The highly distinctive patterns of Bengali filmmaking has added lots of sparkling colors to sub-continental cinema. In Bangladesh, during the 1950s and 1960s too, there were many artistes and film related personalities of note, who left undeniable marks of their craft and vision on our cinema. Amongst them Khan Ataur Rehman Khan holds a very prominent position as a filmmaker, director, music director and intellectual. He was a remarkable personality, who, like Mustafeez and Ehtesham, provided his unshakable assistance to many creative and progressive film makers, thereby strengthening Urdu filmmaking in Bengal.

A golden hearted individual, Ataur Rehman sahab delved in poetry and music. His musical acumen proved to be an asset for the Bengal industry. Lots of time it happened that when the filmmaker could not acquire the services of a music director, Ataur Rehman sahab gave his services and produced such fabulous songs that they are remembered till now. Like minded intellectuals, Suroor Barabankvi, Akhter Yusuf, Ataur Rehman, Nazrul Islam, Anwar Hussain and A.R. Kardar used to get together now and then, to enjoy and plan for the future. That’s why Khan Ataur Rehman produced 4 such artistic movies as Aakhri Station and Soey Nadia Jagey Pani.

Khan Sahab’s debut venture as the music director was Zaheer Rehan’s Sangam in 1964. The leading cast of the film was Rozi and Haroon, but more than its cinematic novelty, the film was liked for its musical score. The film was based on an English movie, which was about college students visiting remote village of Bengal for an excursion but they get caught in an island . The most popular song of Sangam was Satar Saal Jo Budha Milgia, based on a famous English number and very intelligently adopted by Ataur Rehman. It was sung by Bashir Ahmad and chorus voices. Surfing on the waves of the accordion, and the guitar strings, the song took the local industry by storm and the film got a good reception. Kitni Suhani Rangeen Khwab Dikha Kar, by Firdousi Begum was a sad melody with the taanpura and violin in attendance. Chali Re Chali had that jovial touch of the Bengali winds. Neela Gagan Hai was a Hemant Kumar type duet, a fabulous number with  the banjo and accordion, sung delightfully by Firdousi Begum and Abdul Jabbar. The Neeli Neeli Aankhon Mein was another lively duet.

Ataur Rehman, before coming into Urdu ventures, had worked for Bengali films as a music director of some renown. He had opened his account actually in 1959, with Ehtesham’s Ae Desh Tomar Amar, which was also Shabnam’s debut in local cinema, as Jharna. Ataur Rehman also acted in this film and composed good tunes for it. In 1961, he gave a stirring score for another Bengali film, this time by Salahuddin, titled Suraj Ashnan, with Nasima Khan and Anwer in the lead.
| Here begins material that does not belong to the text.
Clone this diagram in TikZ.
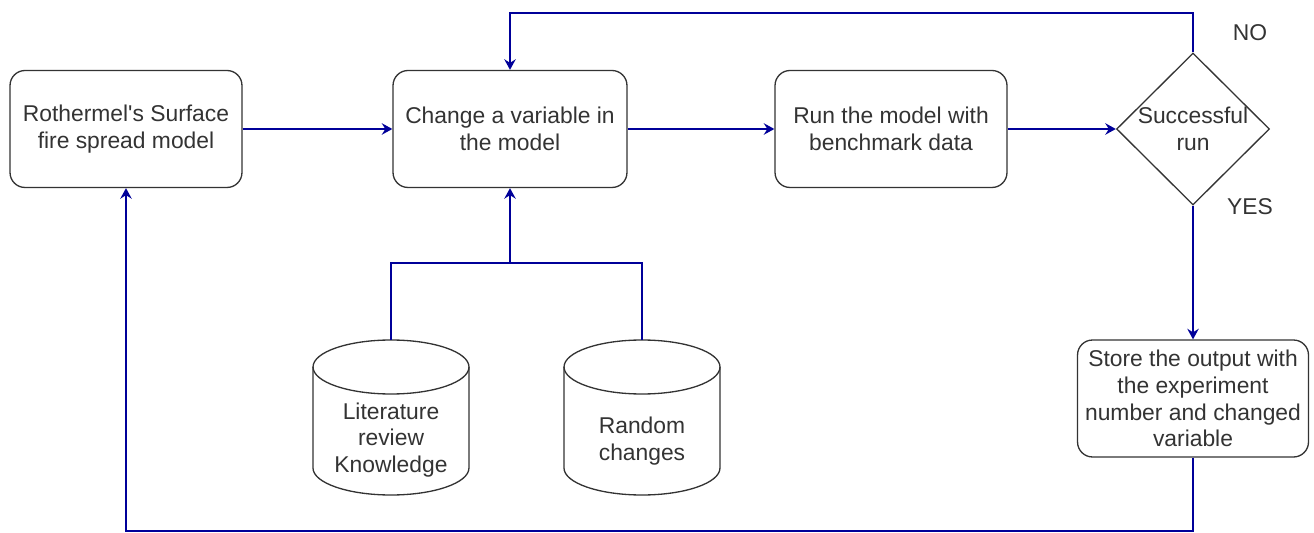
\documentclass[tikz,border=0pt]{standalone}
\usepackage{fontspec}
\setmainfont{Liberation Sans}
\usetikzlibrary{arrows.meta,shapes.geometric}
\definecolor{linkblue}{RGB}{0,0,153}
\definecolor{txt}{RGB}{51,51,51}
\tikzset{
  every node/.style={font=\fontsize{13}{15.3}\selectfont, text=txt},
  procbox/.style={draw=txt, line width=0.75pt, rounded corners=0.3cm, align=center, inner sep=0pt,
    minimum height=2.34cm},
  decision/.style={draw=txt, line width=0.75pt, diamond, inner sep=0pt, minimum width=3.06cm, minimum height=3.04cm},
  cylbox/.style={rectangle, inner sep=0pt, minimum width=3.12cm, minimum height=3.1cm},
  cylline/.style={draw=txt, line width=0.75pt},
  link/.style={draw=linkblue, line width=1.2pt},
  arrowlink/.style={link, -{Stealth[length=6pt, width=6.5pt, inset=2pt]}},
}
\begin{document}
\begin{tikzpicture}[x=0.02cm, y=-0.02cm]
\useasboundingbox (0,0) rectangle (1314,533);

\node[procbox, minimum width=4.64cm] (b1) at (126,129) {Rothermel\textquotesingle s Surface\\fire spread model};
\node[procbox, minimum width=4.68cm] (b2) at (510,129) {Change a variable in\\the model};
\node[procbox, minimum width=4.64cm] (b3) at (891,129) {Run the model with\\benchmark data};
\node[decision, label={[align=center]center:Successful\\run}] (dia) at (1193,129) {};
\node[procbox, minimum width=4.62cm] (st) at (1193,398.5) {Store the output with\\the experiment\\number and changed\\variable};

\node[cylbox, label={[align=center, yshift=-0.45cm]center:Literature\\review\\Knowledge}] (c1) at (391,417.5) {};
\node[cylbox, label={[align=center, yshift=-0.48cm]center:Random\\changes}] (c2) at (642,417.5) {};

% cylinders
\draw[cylline] (391,367) ellipse [x radius=1.56cm, y radius=0.54cm];
\draw[cylline] (313,367) -- (313,468) arc[start angle=180, end angle=360, x radius=1.56cm, y radius=0.54cm] -- (469,367);
\draw[cylline] (642,367) ellipse [x radius=1.56cm, y radius=0.54cm];
\draw[cylline] (564,367) -- (564,468) arc[start angle=180, end angle=360, x radius=1.56cm, y radius=0.54cm] -- (720,367);

\node (no) at (1250,33) {NO};
\node (yes) at (1250,207) {YES};

\coordinate (j) at (510,263);
\coordinate (t) at (510,13);
\coordinate (bt) at (126,531);

\draw[arrowlink] (b1) -- (b2);
\draw[arrowlink] (b2) -- (b3);
\draw[arrowlink] (b3) -- (dia.west);
\draw[arrowlink] (dia.north) |- (t) -- (b2.north);
\draw[arrowlink] (dia.south) -- (st.north);
\draw[arrowlink] (st.south) |- (bt) -- (b1.south);
\draw[link] (c1.north) |- (j) -| (c2.north);
\draw[arrowlink] (j) -- (b2.south);
\end{tikzpicture}
\end{document}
In 1962, Ataur Rehman excelled himself in Zaheer Rehan’s Sunar Kajal, for which he got awards in 1963. In the same year, Bengali cinema was enlivened by a superb film, Kanchar Dayal by Zaheer Rehan, with splendid numbers sung by Firdausi and composed by Khan sahab. So, when East Pakistan’s first Urdu full color film, Sangam was released, nobody was surprised by Ataur Rehman’s compositional skills.

In 1964, Rahman’s Milan was also released, which boasted of such hits by Bashir Ahmed, as Tum salamat raho and Jo mujh se door sahi. Tum salamat raho is an all time hit and fills one with pure, honest delight, with its onus on the sitar, banjo and flute and a continuous changing of beats during the intervals. Bashir also sang Jo mujh se door sahi, which was splendidly arranged with piano, violin, flute and sitar. Though slow paced, the ghazal like effect of the song gripped people’s heartbeats. A third number that was very listenable was a duet in the voices of Bashir Ahmed and Noor Jahan, phrased Tum jo milay pyar mila. It begins with a flute intro and the accordion follows suit before the asthai. The Bengali flute is used frequently, while the violin also lends it class, and accordion and banjo add color in the intervals. It was all over a marvelous score in Milan.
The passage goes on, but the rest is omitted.